Given problem: Images are not part of the copy; transcribe all the data exactly.

┄┄┄┄┄┄

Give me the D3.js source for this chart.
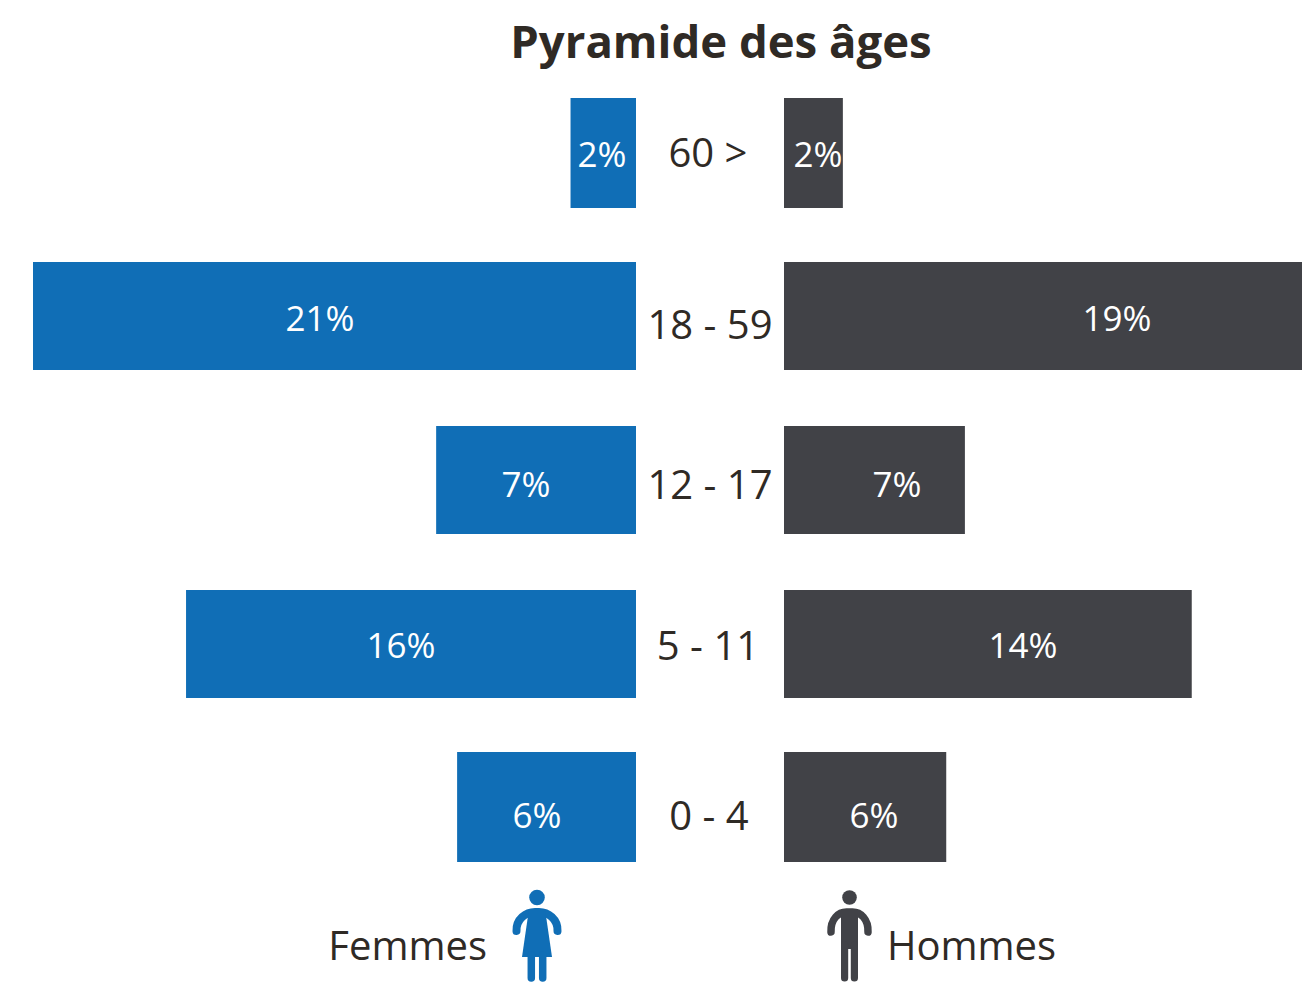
<!DOCTYPE html>
<html>
<head>
<meta charset="utf-8">
<script src="https://cdnjs.cloudflare.com/ajax/libs/d3/7.8.5/d3.min.js"></script>
<style>
  html, body { margin: 0; background: #fff; overflow: hidden; }
  svg { display: block; }
  text { font-family: "Open Sans", sans-serif; }
</style>
</head>
<body>
<div id="my_dataviz"></div>
<script>
var ages = ["60 >", "18 - 59", "12 - 17", "5 - 11", "0 - 4"];
// bar lengths, in % of population
var femmes = [2.28, 21, 6.96, 15.67, 6.23];
var hommes = [2.05, 19, 6.3, 14.2, 5.65];
// the labels as printed, they are rounded differently from the bars
var femmesLabels = ["2%", "21%", "7%", "16%", "6%"];
var hommesLabels = ["2%", "19%", "7%", "14%", "6%"];

// the original places its labels by hand: px from the centre gap, and baselines
var femmesLabelDx = [34, 316, 110, 235, 99];
var hommesLabelDx = [34, 333, 113, 239, 90];
var valueBaseline = [167, 331, 497, 658, 828];
var ageBaseline = [167, 339, 499, 660, 830];
var ageCentre = [708, 710, 710, 708, 709];

var width = 1302, height = 985;
var blue = "#106eb6", dark = "#414247", ink = "#2f2a25";
var leftEdge = 636, rightEdge = 784;

var svg = d3.select("#my_dataviz")
    .append("svg")
    .attr("width", width)
    .attr("height", height);

var y = d3.scaleBand()
    .domain(ages)
    .range([98, 862])
    .paddingInner(56 / 164)
    .paddingOuter(0);

var len = d3.scaleLinear()
    .domain([0, 21])
    .range([0, 603]);

// first and last row are 2px taller in the original
function barY(d, i) { return y(ages[i]) - (i == ages.length - 1 ? 2 : 0); }
function barH(d, i) { return y.bandwidth() + (i == 0 || i == ages.length - 1 ? 2 : 0); }

svg.append("g").selectAll("rect")
    .data(femmes)
    .join("rect")
    .attr("x", d => leftEdge - len(d))
    .attr("y", barY)
    .attr("width", d => len(d))
    .attr("height", barH)
    .attr("fill", blue);

svg.append("g").selectAll("rect")
    .data(hommes)
    .join("rect")
    .attr("x", rightEdge)
    .attr("y", barY)
    .attr("width", d => len(d))
    .attr("height", barH)
    .attr("fill", dark);

svg.append("g").selectAll("text")
    .data(femmesLabels)
    .join("text")
    .attr("x", (d, i) => leftEdge - femmesLabelDx[i])
    .attr("y", (d, i) => valueBaseline[i])
    .attr("text-anchor", "middle")
    .attr("font-size", 35)
    .attr("fill", "#fff")
    .text(d => d);

svg.append("g").selectAll("text")
    .data(hommesLabels)
    .join("text")
    .attr("x", (d, i) => rightEdge + hommesLabelDx[i])
    .attr("y", (d, i) => valueBaseline[i])
    .attr("text-anchor", "middle")
    .attr("font-size", 35)
    .attr("fill", "#fff")
    .text(d => d);

svg.append("g").selectAll("text")
    .data(ages)
    .join("text")
    .attr("x", (d, i) => ageCentre[i])
    .attr("y", (d, i) => ageBaseline[i])
    .attr("text-anchor", "middle")
    .attr("font-size", 40)
    .attr("fill", ink)
    .text(d => d);

svg.append("text")
    .attr("x", 721)
    .attr("y", 58)
    .attr("text-anchor", "middle")
    .attr("font-size", 45.5)
    .attr("font-weight", 700)
    .attr("fill", ink)
    .text("Pyramide des âges");

svg.append("text")
    .attr("x", 487)
    .attr("y", 960)
    .attr("text-anchor", "end")
    .attr("font-size", 40)
    .attr("fill", ink)
    .text("Femmes");

svg.append("text")
    .attr("x", 887)
    .attr("y", 960)
    .attr("font-size", 40)
    .attr("fill", ink)
    .text("Hommes");

// pictograms
var woman = svg.append("g").attr("transform", "translate(537,0)").attr("fill", blue);
woman.append("circle").attr("cy", 897.5).attr("r", 7.8);
woman.append("path")
    .attr("fill", "none")
    .attr("stroke", blue)
    .attr("stroke-width", 8)
    .attr("stroke-linecap", "round")
    .attr("d", "M-20.5,931 C-21,919 -11,912 -2,912 L2,912 C11,912 21,919 20.5,931");
woman.append("path").attr("d", "M-8,909 L8,909 L15,957 L-15,957 Z");
woman.append("path")
    .attr("fill", "none")
    .attr("stroke", blue)
    .attr("stroke-width", 7.5)
    .attr("stroke-linecap", "round")
    .attr("d", "M-5.7,955 L-5.7,978 M5.7,955 L5.7,978");

var man = svg.append("g").attr("transform", "translate(849.5,0)").attr("fill", dark);
man.append("circle").attr("cy", 897.5).attr("r", 7.3);
man.append("path")
    .attr("fill", "none")
    .attr("stroke", dark)
    .attr("stroke-width", 7.5)
    .attr("stroke-linecap", "round")
    .attr("d", "M-18.5,932 C-19,919 -11,912 -3,912 L3,912 C11,912 19,919 18.5,932");
man.append("rect").attr("x", -8.5).attr("y", 909).attr("width", 17).attr("height", 40);
man.append("path")
    .attr("fill", "none")
    .attr("stroke", dark)
    .attr("stroke-width", 7.2)
    .attr("stroke-linecap", "round")
    .attr("d", "M-4.9,945 L-4.9,978 M4.9,945 L4.9,978");
</script>
</body>
</html>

┄┄┄┄┄┄

Answer to this problem:
Give me the D3.js source for this chart.
<!DOCTYPE html>
<html>
<head>
<meta charset="utf-8">
<script src="https://cdnjs.cloudflare.com/ajax/libs/d3/7.8.5/d3.min.js"></script>
<style>
  html, body { margin: 0; background: #fff; overflow: hidden; }
  svg { display: block; }
  text { font-family: "Open Sans", sans-serif; }
</style>
</head>
<body>
<div id="my_dataviz"></div>
<script>
var ages = ["60 >", "18 - 59", "12 - 17", "5 - 11", "0 - 4"];
// bar lengths, in % of population
var femmes = [2.28, 21, 6.96, 15.67, 6.23];
var hommes = [2.05, 19, 6.3, 14.2, 5.65];
// the labels as printed, they are rounded differently from the bars
var femmesLabels = ["2%", "21%", "7%", "16%", "6%"];
var hommesLabels = ["2%", "19%", "7%", "14%", "6%"];

// the original places its labels by hand: px from the centre gap, and baselines
var femmesLabelDx = [34, 316, 110, 235, 99];
var hommesLabelDx = [34, 333, 113, 239, 90];
var valueBaseline = [167, 331, 497, 658, 828];
var ageBaseline = [167, 339, 499, 660, 830];
var ageCentre = [708, 710, 710, 708, 709];

var width = 1302, height = 985;
var blue = "#106eb6", dark = "#414247", ink = "#2f2a25";
var leftEdge = 636, rightEdge = 784;

var svg = d3.select("#my_dataviz")
    .append("svg")
    .attr("width", width)
    .attr("height", height);

var y = d3.scaleBand()
    .domain(ages)
    .range([98, 862])
    .paddingInner(56 / 164)
    .paddingOuter(0);

var len = d3.scaleLinear()
    .domain([0, 21])
    .range([0, 603]);

// first and last row are 2px taller in the original
function barY(d, i) { return y(ages[i]) - (i == ages.length - 1 ? 2 : 0); }
function barH(d, i) { return y.bandwidth() + (i == 0 || i == ages.length - 1 ? 2 : 0); }

svg.append("g").selectAll("rect")
    .data(femmes)
    .join("rect")
    .attr("x", d => leftEdge - len(d))
    .attr("y", barY)
    .attr("width", d => len(d))
    .attr("height", barH)
    .attr("fill", blue);

svg.append("g").selectAll("rect")
    .data(hommes)
    .join("rect")
    .attr("x", rightEdge)
    .attr("y", barY)
    .attr("width", d => len(d))
    .attr("height", barH)
    .attr("fill", dark);

svg.append("g").selectAll("text")
    .data(femmesLabels)
    .join("text")
    .attr("x", (d, i) => leftEdge - femmesLabelDx[i])
    .attr("y", (d, i) => valueBaseline[i])
    .attr("text-anchor", "middle")
    .attr("font-size", 35)
    .attr("fill", "#fff")
    .text(d => d);

svg.append("g").selectAll("text")
    .data(hommesLabels)
    .join("text")
    .attr("x", (d, i) => rightEdge + hommesLabelDx[i])
    .attr("y", (d, i) => valueBaseline[i])
    .attr("text-anchor", "middle")
    .attr("font-size", 35)
    .attr("fill", "#fff")
    .text(d => d);

svg.append("g").selectAll("text")
    .data(ages)
    .join("text")
    .attr("x", (d, i) => ageCentre[i])
    .attr("y", (d, i) => ageBaseline[i])
    .attr("text-anchor", "middle")
    .attr("font-size", 40)
    .attr("fill", ink)
    .text(d => d);

svg.append("text")
    .attr("x", 721)
    .attr("y", 58)
    .attr("text-anchor", "middle")
    .attr("font-size", 45.5)
    .attr("font-weight", 700)
    .attr("fill", ink)
    .text("Pyramide des âges");

svg.append("text")
    .attr("x", 487)
    .attr("y", 960)
    .attr("text-anchor", "end")
    .attr("font-size", 40)
    .attr("fill", ink)
    .text("Femmes");

svg.append("text")
    .attr("x", 887)
    .attr("y", 960)
    .attr("font-size", 40)
    .attr("fill", ink)
    .text("Hommes");

// pictograms
var woman = svg.append("g").attr("transform", "translate(537,0)").attr("fill", blue);
woman.append("circle").attr("cy", 897.5).attr("r", 7.8);
woman.append("path")
    .attr("fill", "none")
    .attr("stroke", blue)
    .attr("stroke-width", 8)
    .attr("stroke-linecap", "round")
    .attr("d", "M-20.5,931 C-21,919 -11,912 -2,912 L2,912 C11,912 21,919 20.5,931");
woman.append("path").attr("d", "M-8,909 L8,909 L15,957 L-15,957 Z");
woman.append("path")
    .attr("fill", "none")
    .attr("stroke", blue)
    .attr("stroke-width", 7.5)
    .attr("stroke-linecap", "round")
    .attr("d", "M-5.7,955 L-5.7,978 M5.7,955 L5.7,978");

var man = svg.append("g").attr("transform", "translate(849.5,0)").attr("fill", dark);
man.append("circle").attr("cy", 897.5).attr("r", 7.3);
man.append("path")
    .attr("fill", "none")
    .attr("stroke", dark)
    .attr("stroke-width", 7.5)
    .attr("stroke-linecap", "round")
    .attr("d", "M-18.5,932 C-19,919 -11,912 -3,912 L3,912 C11,912 19,919 18.5,932");
man.append("rect").attr("x", -8.5).attr("y", 909).attr("width", 17).attr("height", 40);
man.append("path")
    .attr("fill", "none")
    .attr("stroke", dark)
    .attr("stroke-width", 7.2)
    .attr("stroke-linecap", "round")
    .attr("d", "M-4.9,945 L-4.9,978 M4.9,945 L4.9,978");
</script>
</body>
</html>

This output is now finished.